Data segment
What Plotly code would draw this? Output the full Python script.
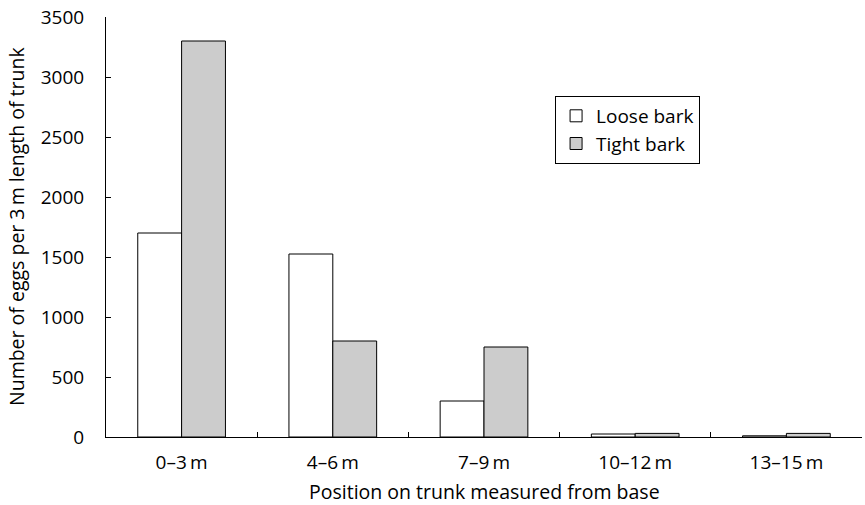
import plotly.graph_objects as go

categories = ["0–3\u2009m", "4–6\u2009m", "7–9\u2009m", "10–12\u2009m", "13–15\u2009m"]
loose_bark = [1700, 1525, 300, 25, 10]
tight_bark = [3300, 800, 750, 30, 30]
y_ticks = [0, 500, 1000, 1500, 2000, 2500, 3000, 3500]

FONT = "Open Sans"

fig = go.Figure()
fig.add_trace(go.Bar(x=categories, y=loose_bark, name="Loose bark",
                     marker=dict(color="white", line=dict(color="black", width=1))))
fig.add_trace(go.Bar(x=categories, y=tight_bark, name="Tight bark",
                     marker=dict(color="#cccccc", line=dict(color="black", width=1))))

fig.update_layout(
    width=865, height=505,
    margin=dict(l=106, r=3, t=17, b=68),
    paper_bgcolor="white", plot_bgcolor="white",
    font=dict(family=FONT, size=19, color="black"),
    barmode="group", bargap=0.42, bargroupgap=0,
    legend=dict(x=0.594, y=0.812, xanchor="left", yanchor="top",
                bordercolor="black", borderwidth=1, bgcolor="white", itemwidth=30,
                font=dict(size=19, family=FONT), tracegroupgap=0),
    xaxis=dict(showline=True, linecolor="black", linewidth=1, automargin=False,
               ticks="inside", tickson="boundaries", ticklen=5, tickcolor="black",
               showgrid=False, ticklabelstandoff=8),
    yaxis=dict(range=[0, 3500], tickvals=y_ticks, showline=True, linecolor="black",
               linewidth=1, ticks="inside", ticklen=5, tickcolor="black", automargin=False,
               showgrid=False, zeroline=False, ticklabelstandoff=17,
               ticklabeloverflow="allow"),
    annotations=[
        dict(text="Position on trunk measured from base", xref="paper", yref="paper",
             x=0.5, y=0, yshift=-54, xanchor="center", yanchor="middle",
             showarrow=False, font=dict(size=19.5)),
        dict(text="Number of eggs per 3\u2009m length of trunk", xref="paper", yref="paper",
             x=0, y=0.5, xshift=-90, textangle=-90, xanchor="center", yanchor="middle",
             showarrow=False, font=dict(size=19.5)),
    ],
)

fig.write_html("out.html", config={"displayModeBar": False},
               post_script="document.body.style.margin='0';")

Task to complete
Retype the data above exactly; pictures are not part of the copy.

Finished task
What Plotly code would draw this? Output the full Python script.
import plotly.graph_objects as go

categories = ["0–3\u2009m", "4–6\u2009m", "7–9\u2009m", "10–12\u2009m", "13–15\u2009m"]
loose_bark = [1700, 1525, 300, 25, 10]
tight_bark = [3300, 800, 750, 30, 30]
y_ticks = [0, 500, 1000, 1500, 2000, 2500, 3000, 3500]

FONT = "Open Sans"

fig = go.Figure()
fig.add_trace(go.Bar(x=categories, y=loose_bark, name="Loose bark",
                     marker=dict(color="white", line=dict(color="black", width=1))))
fig.add_trace(go.Bar(x=categories, y=tight_bark, name="Tight bark",
                     marker=dict(color="#cccccc", line=dict(color="black", width=1))))

fig.update_layout(
    width=865, height=505,
    margin=dict(l=106, r=3, t=17, b=68),
    paper_bgcolor="white", plot_bgcolor="white",
    font=dict(family=FONT, size=19, color="black"),
    barmode="group", bargap=0.42, bargroupgap=0,
    legend=dict(x=0.594, y=0.812, xanchor="left", yanchor="top",
                bordercolor="black", borderwidth=1, bgcolor="white", itemwidth=30,
                font=dict(size=19, family=FONT), tracegroupgap=0),
    xaxis=dict(showline=True, linecolor="black", linewidth=1, automargin=False,
               ticks="inside", tickson="boundaries", ticklen=5, tickcolor="black",
               showgrid=False, ticklabelstandoff=8),
    yaxis=dict(range=[0, 3500], tickvals=y_ticks, showline=True, linecolor="black",
               linewidth=1, ticks="inside", ticklen=5, tickcolor="black", automargin=False,
               showgrid=False, zeroline=False, ticklabelstandoff=17,
               ticklabeloverflow="allow"),
    annotations=[
        dict(text="Position on trunk measured from base", xref="paper", yref="paper",
             x=0.5, y=0, yshift=-54, xanchor="center", yanchor="middle",
             showarrow=False, font=dict(size=19.5)),
        dict(text="Number of eggs per 3\u2009m length of trunk", xref="paper", yref="paper",
             x=0, y=0.5, xshift=-90, textangle=-90, xanchor="center", yanchor="middle",
             showarrow=False, font=dict(size=19.5)),
    ],
)

fig.write_html("out.html", config={"displayModeBar": False},
               post_script="document.body.style.margin='0';")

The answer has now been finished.